** Exercise details **
Repeat the material exactly from its first line to the line that includes "106.0,105.6,105.2,104.9,104.5];". Skip pictures.

--------------------

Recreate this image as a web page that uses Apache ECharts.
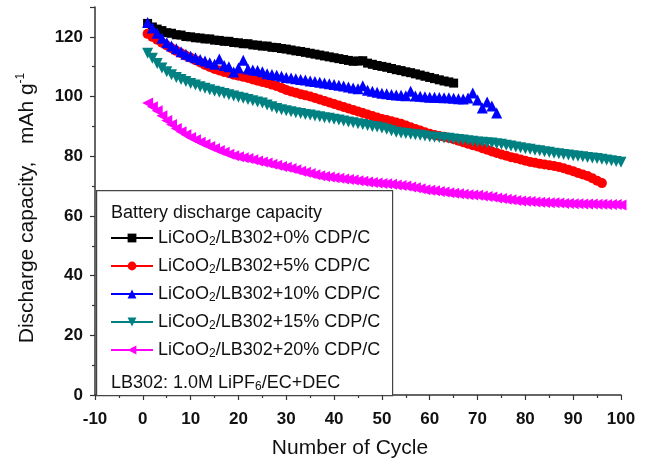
<!DOCTYPE html>
<html>
<head>
<meta charset="utf-8">
<script src="https://cdn.jsdelivr.net/npm/echarts@6/dist/echarts.min.js"></script>
<style>html,body{margin:0;padding:0;background:#fff;}#c{width:652px;height:464px;}</style>
</head>
<body>
<div id="c"></div>
<script>
// x axis tick values
var xTicks = [-10, 0, 10, 20, 30, 40, 50, 60, 70, 80, 90, 100];
var firstCycle = 1;
var seriesNames = ['LiCoO2/LB302+0% CDP/C', 'LiCoO2/LB302+5% CDP/C', 'LiCoO2/LB302+10% CDP/C', 'LiCoO2/LB302+15% CDP/C', 'LiCoO2/LB302+20% CDP/C'];

var cdp0 = [124.5,123.3,122.6,122.1,121.4,121.2,120.7,120.6,120.1,120.0,119.7,119.6,119.3,119.3,118.9,118.8,118.5,118.5,118.1,118.0,
  117.7,117.7,117.3,117.2,116.9,116.9,116.5,116.4,116.1,115.9,115.6,115.3,115.1,114.8,114.5,114.2,113.9,113.6,113.3,113.0,
  112.7,112.4,112.1,111.8,111.9,112.0,111.2,110.8,110.4,110.1,109.8,109.4,109.0,108.7,108.3,108.0,107.6,107.2,106.8,106.4,
  106.0,105.6,105.2,104.9,104.5];

var cdp5 = [121.0,120.0,119.0,118.0,117.1,116.2,115.3,114.5,113.7,113.0,112.2,111.4,110.6,109.9,109.2,108.7,108.2,107.8,107.3,107.0,
  106.6,106.2,105.7,105.3,104.9,104.5,104.0,103.5,102.9,102.2,101.7,101.3,100.8,100.4,100.0,99.5,99.0,98.5,98.0,97.5,
  97.0,96.5,96.0,95.5,95.0,94.5,94.0,93.5,93.0,92.5,92.1,91.7,91.3,90.9,90.3,89.7,89.1,88.6,88.0,87.5,
  87.1,86.8,86.5,86.1,85.7,85.2,84.7,84.2,83.7,83.3,82.7,82.2,81.6,81.1,80.6,80.2,79.7,79.3,78.9,78.5,
  78.1,77.8,77.5,77.2,77.0,76.7,76.4,76.0,75.5,75.0,74.4,73.9,73.4,72.6,71.8,71.0];

var cdp10 = [124.8,123.0,121.2,119.5,118.0,116.9,116.0,115.0,114.2,113.5,113.0,112.4,111.9,111.3,110.8,112.6,110.4,110.0,108.2,109.6,
  112.2,109.2,108.9,108.7,108.3,107.6,107.4,107.1,106.8,106.4,106.2,106.0,105.7,105.5,105.2,105.0,104.8,104.5,104.3,104.0,
  103.8,103.5,103.2,102.9,102.6,103.6,102.1,101.8,101.4,101.1,100.9,100.7,100.5,100.4,100.3,101.8,100.2,100.1,99.9,99.8,
  99.8,99.7,99.6,99.6,99.4,99.3,99.2,99.5,101.2,98.8,96.2,98.2,96.8,94.5];

var cdp15 = [114.5,112.8,111.1,109.6,108.3,107.3,106.4,105.7,105.0,104.4,103.9,103.3,102.8,102.3,101.8,101.4,101.0,100.6,100.2,99.8,
  99.4,99.0,98.6,98.2,97.8,97.2,96.6,96.0,95.6,95.2,94.9,94.6,94.3,94.0,93.8,93.5,93.2,92.9,92.7,92.4,
  92.1,91.8,91.5,91.2,90.9,90.6,90.3,90.0,89.8,89.5,89.0,88.5,88.0,87.8,87.6,87.4,87.2,87.0,86.8,86.5,
  86.4,86.3,86.1,86.0,85.8,85.6,85.4,85.2,85.0,84.8,84.7,84.5,84.4,84.2,84.0,83.7,83.4,83.1,82.8,82.5,
  82.3,82.0,81.8,81.5,81.3,81.0,80.8,80.6,80.4,80.2,80.0,79.8,79.6,79.4,79.2,79.0,78.7,78.5,78.2,78.0];

var cdp20 = [97.8,96.6,95.2,93.6,92.0,90.6,89.3,88.2,87.2,86.3,85.5,84.7,84.0,83.3,82.6,81.9,81.3,80.7,80.2,79.8,
  79.5,79.2,78.8,78.4,78.1,77.7,77.3,77.0,76.6,76.3,75.9,75.5,75.0,74.6,74.2,73.8,73.5,73.2,73.0,72.8,
  72.6,72.4,72.2,72.0,71.8,71.6,71.4,71.2,71.0,70.9,70.8,70.6,70.4,70.2,70.0,69.7,69.4,69.1,68.8,68.6,
  68.4,68.2,68.0,67.8,67.6,67.4,67.3,67.1,67.0,66.9,66.7,66.5,66.3,66.0,65.8,65.6,65.4,65.2,65.0,64.9,
  64.8,64.7,64.6,64.5,64.4,64.4,64.3,64.2,64.2,64.1,64.1,64.0,64.0,64.0,63.9,63.9,63.8,63.8,63.8,63.7];

function pairs(arr) { return arr.map(function (v, i) { return [firstCycle + i, v]; }); }

var FONT = 'Liberation Sans, Arial, sans-serif';
var chart = echarts.init(document.getElementById('c'), null, {renderer: 'canvas'});

function mk(name, arr, color, symbol, size, rotate) {
  return {
    name: name, type: 'line', data: pairs(arr),
    symbol: symbol, symbolSize: size, symbolRotate: rotate || 0,
    itemStyle: {color: color}, lineStyle: {color: color, width: 1},
    animation: false, clip: false
  };
}

var subRich = {
  n: {fontFamily: FONT, fontSize: 18, color: '#111', lineHeight: 20, verticalAlign: 'middle'},
  s: {fontFamily: FONT, fontSize: 12, color: '#111', lineHeight: 20, verticalAlign: 'bottom', padding: [12, 0, 0, 0]}
};

chart.setOption({
  backgroundColor: '#fff',
  animation: false,
  grid: {left: 95, right: 31, top: 7, bottom: 66, containLabel: false},
  xAxis: {
    type: 'value', min: xTicks[0], max: xTicks[xTicks.length - 1], interval: 10,
    name: 'Number of Cycle', nameLocation: 'middle', nameGap: 43,
    nameTextStyle: {fontFamily: FONT, fontSize: 21, color: '#111', padding: [0, 16, 0, 0]},
    axisLine: {onZero: false, lineStyle: {color: '#333', width: 1.5}},
    axisTick: {show: true, inside: false, length: 5, lineStyle: {color: '#333', width: 1.2}},
    minorTick: {show: true, splitNumber: 2, length: 3, lineStyle: {color: '#333', width: 1.2}},
    axisLabel: {fontFamily: FONT, fontSize: 17, fontWeight: 'bold', color: '#111', margin: 16},
    splitLine: {show: false}
  },
  yAxis: {
    type: 'value', min: 0, max: 130, interval: 20,
    name: 'Discharge capacity,   mAh g{sup|-1}', nameLocation: 'middle', nameGap: 55, nameRotate: 90,
    nameTextStyle: {fontFamily: FONT, fontSize: 21, color: '#111', padding: [0, 14, 0, 0],
      rich: {sup: {fontFamily: FONT, fontSize: 12, color: '#111', verticalAlign: 'top', padding: [0, 0, 13, 0]}}},
    axisLine: {show: true, onZero: false, lineStyle: {color: '#333', width: 1.5}},
    axisTick: {show: true, inside: false, length: 5, lineStyle: {color: '#333', width: 1.2}},
    minorTick: {show: true, splitNumber: 2, length: 3, lineStyle: {color: '#333', width: 1.2}},
    axisLabel: {fontFamily: FONT, fontSize: 17, fontWeight: 'bold', color: '#111', margin: 12, showMaxLabel: false},
    splitLine: {show: false}
  },
  legend: {
    orient: 'vertical', left: 105, top: 219, itemWidth: 42, itemHeight: 11, itemGap: 4, z: 20,
    data: seriesNames,
    formatter: function (n) { return '{n|' + n.replace('O2', 'O}{s|2}{n|') + '}'; },
    textStyle: {fontFamily: FONT, fontSize: 18, color: '#111', rich: subRich}
  },
  graphic: [
    {type: 'rect', left: 96, top: 190, z: 3, shape: {width: 296, height: 205},
      style: {fill: '#fff', stroke: '#444', lineWidth: 1.2}},
    {type: 'text', left: 111, top: 204, z: 21,
      style: {text: 'Battery discharge capacity', fontFamily: FONT, fontSize: 18, fill: '#111'}},
    {type: 'text', left: 111, top: 369, z: 21,
      style: {text: '{n|LB302: 1.0M LiPF}{s|6}{n|/EC+DEC}', rich: subRich, fill: '#111'}}
  ],
  series: [
    mk(seriesNames[0], cdp0, '#000000', 'rect', 9),
    mk(seriesNames[1], cdp5, '#ff0000', 'circle', 10),
    mk(seriesNames[2], cdp10, '#0000ff', 'triangle', 11),
    mk(seriesNames[3], cdp15, '#008080', 'triangle', 11, 180),
    mk(seriesNames[4], cdp20, '#ff00ff', 'triangle', 11, 90)
  ]
});
</script>
</body>
</html>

--------------------

** Task response **
Recreate this image as a web page that uses Apache ECharts.
<!DOCTYPE html>
<html>
<head>
<meta charset="utf-8">
<script src="https://cdn.jsdelivr.net/npm/echarts@6/dist/echarts.min.js"></script>
<style>html,body{margin:0;padding:0;background:#fff;}#c{width:652px;height:464px;}</style>
</head>
<body>
<div id="c"></div>
<script>
// x axis tick values
var xTicks = [-10, 0, 10, 20, 30, 40, 50, 60, 70, 80, 90, 100];
var firstCycle = 1;
var seriesNames = ['LiCoO2/LB302+0% CDP/C', 'LiCoO2/LB302+5% CDP/C', 'LiCoO2/LB302+10% CDP/C', 'LiCoO2/LB302+15% CDP/C', 'LiCoO2/LB302+20% CDP/C'];

var cdp0 = [124.5,123.3,122.6,122.1,121.4,121.2,120.7,120.6,120.1,120.0,119.7,119.6,119.3,119.3,118.9,118.8,118.5,118.5,118.1,118.0,
  117.7,117.7,117.3,117.2,116.9,116.9,116.5,116.4,116.1,115.9,115.6,115.3,115.1,114.8,114.5,114.2,113.9,113.6,113.3,113.0,
  112.7,112.4,112.1,111.8,111.9,112.0,111.2,110.8,110.4,110.1,109.8,109.4,109.0,108.7,108.3,108.0,107.6,107.2,106.8,106.4,
  106.0,105.6,105.2,104.9,104.5];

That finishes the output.